As far as traceability goes every sheep has a ear tag with a flock number at least and some a electronic micro chip in them, cattle ear tag and passport so farmers have to identify stock needs clarification on label so shows country of rearing, slaughter and packing, pro dick of uk means little.


----------



## Alec Swan (3 November 2011)

mon said:



			As far as traceability goes.......
		
Click to expand...

As far as traceability goes,  EID tagging has achieved absolutely nothing.  More so for sheep,  but also for cattle,  by species,  they tend to become mixed whilst in lairage,  and once the head has been removed,  there is no way of identifying one animal from another.

Cattle are generally quartered,  and both for and hind quarters will travel all so often into different areas,  of the chillers,  and the _Traceability_ aspect of tagging will be completely negated.  It's all been a complete waist of time.

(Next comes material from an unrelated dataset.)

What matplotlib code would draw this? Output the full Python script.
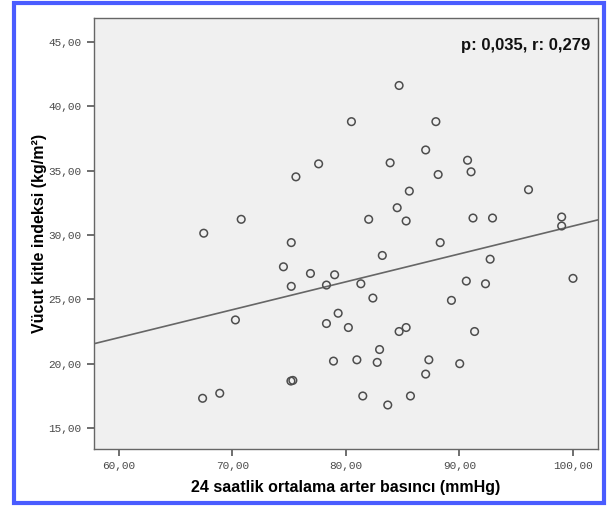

sprite1978,  I stand corrected,  Morrisons do in fact have their own killing facilities,  but I still view any marketing claims,  and from any Supermarket with deep suspicion.

Alec.


----------



## mon (3 November 2011)

So why are we made to waste our money on ear tags? No farmers puts them in for pleasure.


----------



## Archina (3 November 2011)

Thats awesome!


----------



## martlin (3 November 2011)

mon said:



			So why are we made to waste our money on ear tags? No farmers puts them in for pleasure.
		
Click to expand...

That's a damn good question, and to be honest, I haven't a clue! Seeing that the first thing that comes off a sheep is the head... with the tags...


----------



## measles (5 November 2011)

Thanks for bringing that to my attention.   I will give Morrisons much more of my business now.


----------



## quirky (5 November 2011)

Our local Morrison's is quite the filthiest shop I have seen.
If it's like that front of shop, I dread to think what the bits the public don't see are like.

I won't shop there!!

I buy all my meat from the shop local to me which has signs on each saying which farm they came from. It is more expensive than the supermarkets but the product is far superior in taste .


----------



## Alec Swan (5 November 2011)

mon said:



			So....... No farmers puts them in for pleasure.
		
Click to expand...

The _thinking_ behind it,  so we're told,  is that any meat which is eaten here in the UK,  or exported,  can be traced from the farm to the plate.  Patently,  it can't.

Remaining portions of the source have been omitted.